Upon resumption of LRB in December 1987 the line-up was Housden, Goble, Nelson, Pellici and Shorrock. LRB's name, logos and trademarks were signed over to a holding company, We Two Pty Ltd, with its members as directors in equal share. Over subsequent years, except for Housden, all these members left and he became sole owner of We Two Pty Ltd in 1998. Outside of his duties with LRB, Housden continued as a session musician on albums by Doug Ashdown (1983), Normie Rowe (1984), Brian Cadd (1985) and Marc Hunter (1986). During early 1990, Housden was a member of Farnham's backing band. From 1990 to 1991 he was a member of Broken Voices, with Goble and a vocalist, Susie Ahern, which recorded a self-titled album. He was a session guitarist on James Reyne's Electric Digger Dandy (1991) and Goble's two solo albums, Nautilus (1993) and Stop (1995). In 1991 he joined Million Dollar Twang with Mick Pealing (ex-Stars) on lead vocals, Andrew Midson on bass guitar, John Swinburne on guitar and Chris Tabone on drums. They provided cover versions of 1960s songs.
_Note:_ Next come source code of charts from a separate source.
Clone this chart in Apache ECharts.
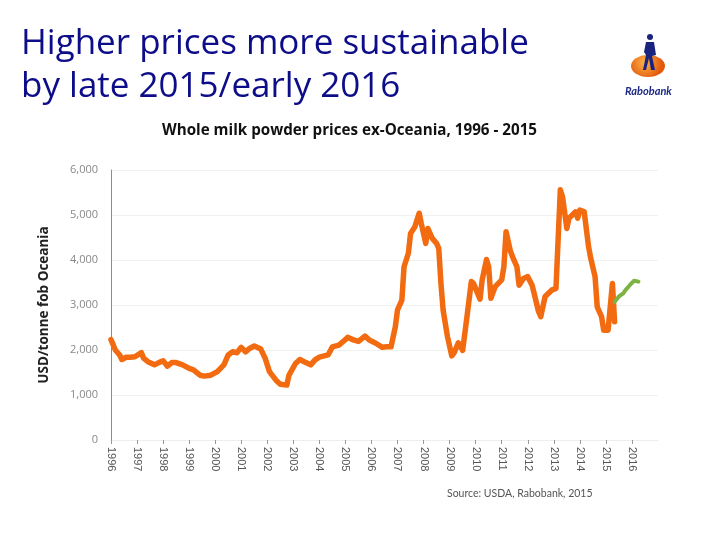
<!DOCTYPE html>
<html>
<head>
<meta charset="utf-8">
<script src="https://cdn.jsdelivr.net/npm/echarts@6/dist/echarts.min.js"></script>
<style>html,body{margin:0;padding:0;background:#fff;}#c{width:720px;height:540px;}</style>
</head>
<body>
<div id="c"></div>
<script>
// Whole milk powder prices ex-Oceania (USD/tonne)
const months = ["1996-01","1996-03","1996-05","1996-06","1996-08","1996-10","1996-12",
"1997-03","1997-04","1997-06","1997-09","1997-11",
"1998-01","1998-03","1998-05","1998-07","1998-10",
"1999-01","1999-03","1999-06","1999-08","1999-11",
"2000-02","2000-05","2000-07","2000-09","2000-11",
"2001-01","2001-03","2001-05","2001-07","2001-10","2001-12",
"2002-02","2002-05","2002-07","2002-10","2002-11",
"2003-02","2003-04","2003-06","2003-09","2003-11",
"2004-01","2004-05","2004-07","2004-10","2004-12",
"2005-02","2005-05","2005-07","2005-10","2005-12",
"2006-03","2006-06","2006-08","2006-10","2006-12",
"2007-01","2007-03","2007-04","2007-06","2007-07","2007-09","2007-11","2007-12",
"2008-02","2008-03","2008-05","2008-07","2008-08","2008-09","2008-10","2008-12",
"2009-02","2009-03","2009-05","2009-07","2009-09","2009-11","2009-12",
"2010-03","2010-04","2010-06","2010-07","2010-08","2010-10",
"2011-01","2011-02","2011-03","2011-05","2011-06","2011-08","2011-09","2011-11",
"2012-01","2012-03","2012-06","2012-07","2012-09","2012-12",
"2013-02","2013-04","2013-05","2013-07","2013-08","2013-11","2013-12",
"2014-01","2014-03","2014-05","2014-06","2014-08","2014-09","2014-11","2014-12",
"2015-02","2015-04","2015-05"];
const prices = [2230,2000,1890,1790,1840,1840,1850,
1940,1820,1740,1670,1720,
1760,1640,1720,1720,1670,
1590,1560,1440,1420,1440,
1520,1670,1890,1960,1940,
2060,1960,2040,2090,2020,1820,
1520,1330,1240,1220,1440,
1700,1790,1740,1670,1780,
1840,1890,2070,2110,2190,
2280,2220,2190,2310,2220,
2150,2060,2070,2070,2520,
2890,3110,3850,4150,4590,4740,5040,4800,
4370,4700,4480,4370,4260,3480,2890,2300,
1870,1930,2160,1990,2740,3520,3480,
3130,3560,4010,3850,3150,3410,
3560,3850,4630,4200,4070,3850,3440,3590,
3630,3440,2850,2740,3190,3330,
3370,5560,5410,4700,4930,5070,4930,
5110,5070,4300,4040,3630,2960,2740,2440,
2440,3480,2630];
const forecastMonths = ["2015-05","2015-07","2015-09","2015-10","2015-12","2016-02","2016-04"];
const forecast = [3070,3190,3260,3330,3440,3540,3520];
const yearTicks = [1996,1997,1998,1999,2000,2001,2002,2003,2004,2005,2006,2007,2008,2009,2010,2011,2012,2013,2014,2015,2016];

function toYear(s){const p=s.split('-');return +p[0]+(+p[1]-1)/12;}
const histData = months.map((m,i)=>[toYear(m),prices[i]]);
const fcData = forecastMonths.map((m,i)=>[toYear(m),forecast[i]]);

const chart = echarts.init(document.getElementById('c'));
chart.setOption({
  animation:false,
  backgroundColor:'#fff',
  grid:{left:111,right:62,top:170,bottom:100,containLabel:false},
  xAxis:{type:'value',min:1996,max:2017,interval:1,
    axisLine:{show:true,lineStyle:{color:'#eeeeee'}},
    axisTick:{show:true,length:4,lineStyle:{color:'#999'}},
    splitLine:{show:false},
    axisLabel:{rotate:-90,margin:7,color:'#555',fontSize:11,fontFamily:'Liberation Sans',
      showMaxLabel:false,
      formatter:v=>yearTicks.indexOf(v)>=0?String(v):''}},
  yAxis:{type:'value',min:0,max:6000,interval:1000,
    axisLine:{show:true,lineStyle:{color:'#8c8c8c'}},
    axisTick:{show:false},
    splitLine:{show:true,lineStyle:{color:'#f1f1f1'}},
    axisLabel:{color:'#888',fontSize:11,fontFamily:'Open Sans',margin:13,
      formatter:v=>v.toLocaleString('en-US')},
    name:'USD/tonne fob Oceania',nameLocation:'middle',nameGap:60,
    nameTextStyle:{fontWeight:'bold',fontSize:13.5,color:'#222',fontFamily:'Open Sans',padding:[0,0,0,0]}},
  series:[
    {type:'line',data:histData,symbol:'none',smooth:false,
      lineStyle:{color:'#f26b10',width:5.5,cap:'round',join:'round'}},
    {type:'line',data:fcData,symbol:'none',smooth:false,
      lineStyle:{color:'#7cb342',width:4,cap:'round',join:'round'}}
  ],
  graphic:[
    {type:'text',left:21,top:23,style:{text:'Higher prices more sustainable\nby late 2015/early 2016',
      fill:'#0d0d8a',font:'35px "Open Sans"',lineHeight:43}},
    {type:'text',left:162,top:123,style:{text:'Whole milk powder prices ex-Oceania, 1996 - 2015',
      fill:'#111',font:'bold 15.2px "Open Sans"'}},
    {type:'text',left:447,top:488,style:{text:'Source: USDA, Rabobank, 2015',fill:'#555',font:'10.5px Lato'}},
    {type:'ellipse',shape:{cx:648,cy:66,rx:17,ry:11},
      style:{fill:{type:'radial',x:0.4,y:0.35,r:0.8,colorStops:[{offset:0,color:'#fbb34a'},{offset:1,color:'#e3570c'}]}}},
    {type:'circle',shape:{cx:650,cy:37,r:3},style:{fill:'#1a237e'}},
    {type:'polygon',shape:{points:[[646,42],[654,42],[656,55],[652,56],[655,70],[651,70],[649,58],[646,70],[643,70],[646,55],[644,52]]},style:{fill:'#1a237e'}},
    {type:'text',left:625,top:86,style:{text:'Rabobank',fill:'#1c2a85',font:'italic bold 11px Lato'}}
  ]
});
</script>
</body>
</html>
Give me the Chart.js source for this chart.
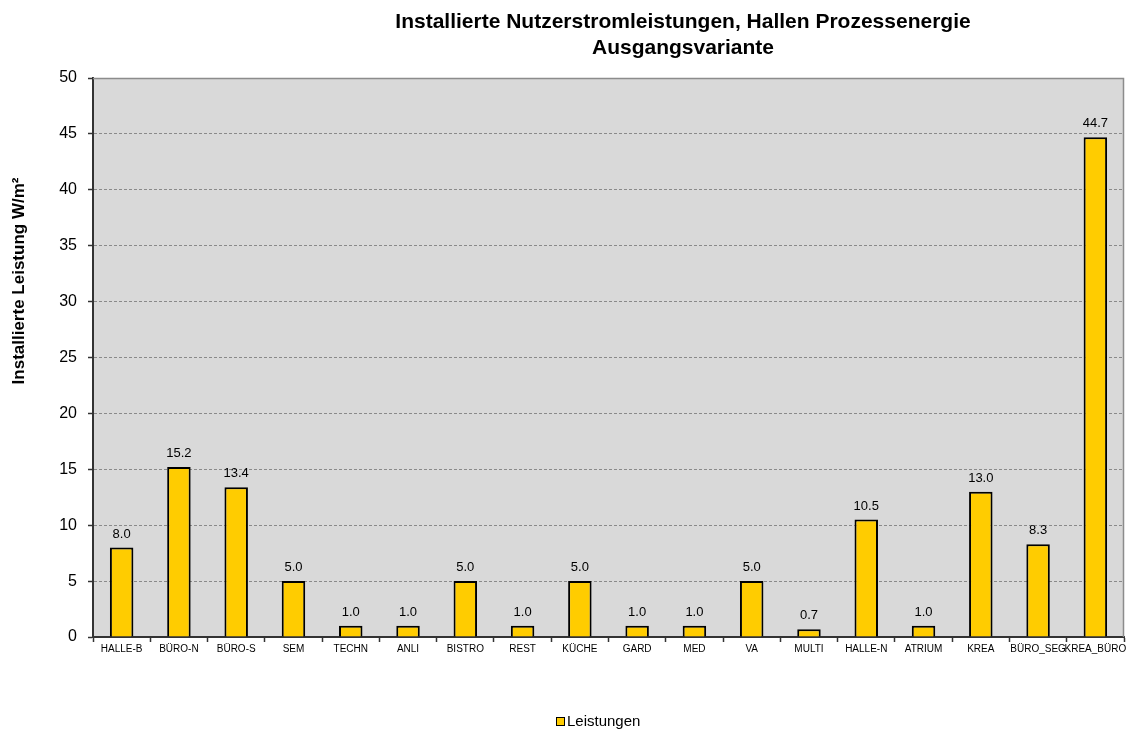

In 1993, Housden issued his debut solo album, New World Groove, on Tune Seven, which was co-produced with Anthony J. Fossey. All ten tracks were written by Housden. For the album he was joined in the studio by Fossey on keyboards, grand piano and synthesisers, Travis Clark on bass guitar and Phil Henderson on drums and drum programming. According to Guitar Nines reviewer it is "chock full of tasty licks and melodic themes" and "marked by a tasteful sense of phrasing, while commanding your immediate attention." The lead track, "Celtic Warrior", was used on the soundtrack for TV series, Baywatch. In 1999 Housden and his family relocated to Cork, Ireland.

In June 2002, Housden initiated a Federal Court of Australia case, We Two Pty Ltd v Shorrock (2002), to prevent former LRB members Birtles, Goble and Shorrock from using the group's name, logos or trademarks. They had formed a trio, Birtles Shorrock Goble, earlier that year, and sought to advertise themselves as "The Original Little River Band" or similar. After Housden demonstrated his ownership of We Two Pty Ltd, a settlement was reached whereby the trio would not "use the band name, trade marks or logos". Solicitor Ron Tait, for Birtles, Goble and Shorrock, reflected on the settlement, "Legally it's a fair outcome because it's proper, the documentation was all there and the evidence was all there, but from the point of view, as I said before, of their heritage, it galls them slightly." Housden has continued LRB, which mainly performs in the US, using hired musicians. He stopped performing with them in March 2006 but continued directing the group's schedule. As of January 2017, Housden resides in Cork, Ireland, and periodically performs at charity events.